Re: Does anyone else see skiplist recovery errors?

"Robert Mueller" <robm@xxxxxxxxxxx> · Thu, 15 Jun 2006 17:06:54 +1000

However, it may also depend on the way cyrus-imapd is stopped by the
system. At least on RedHat/Fedora, the function used by the init scripts
send a TERM to the master, and if it doesn't die for some time, it sends
KILL which _could_ result in corrupt ondisk data if I understand it
correctly. Maybe on very large and busy servers, the method used by
RedHat/Fedora is not so good. Maybe the stop function is really important
and should be optimized like those usually used with other slow stopping
daemons like squid.
How exactly do you stop cyrus?

We use a TERM signal to master, and if it doesn't cleanup properly, we then 
use a KILL signal.
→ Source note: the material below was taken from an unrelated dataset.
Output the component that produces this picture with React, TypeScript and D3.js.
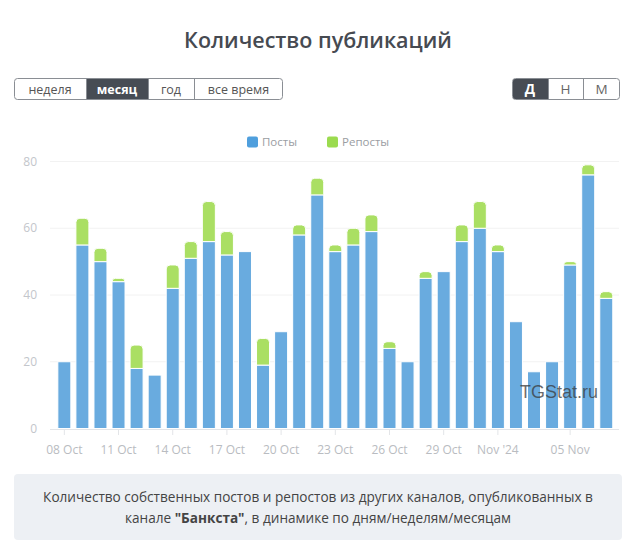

However, I don't remember ever seeing it use the KILL 
signal, TERM normally seems fine.

Anyway despite that, it still shouldn't corrupt the DB should it. I thought 
the point of a transactional/logging DB like skiplists is that killing 
something accessing it at any time should not corrupt the DB, it should just 
"rollback" to the last transaction point. Maybe skiplists aren't designed to 
be "kill" safe, but they definitely should be!

Anyway, I'm not happy with how we can handle skiplist dbs. There are no
easy recovery tools which can be used to fix things other by doing by
hand. I mean, something which can be automated easily.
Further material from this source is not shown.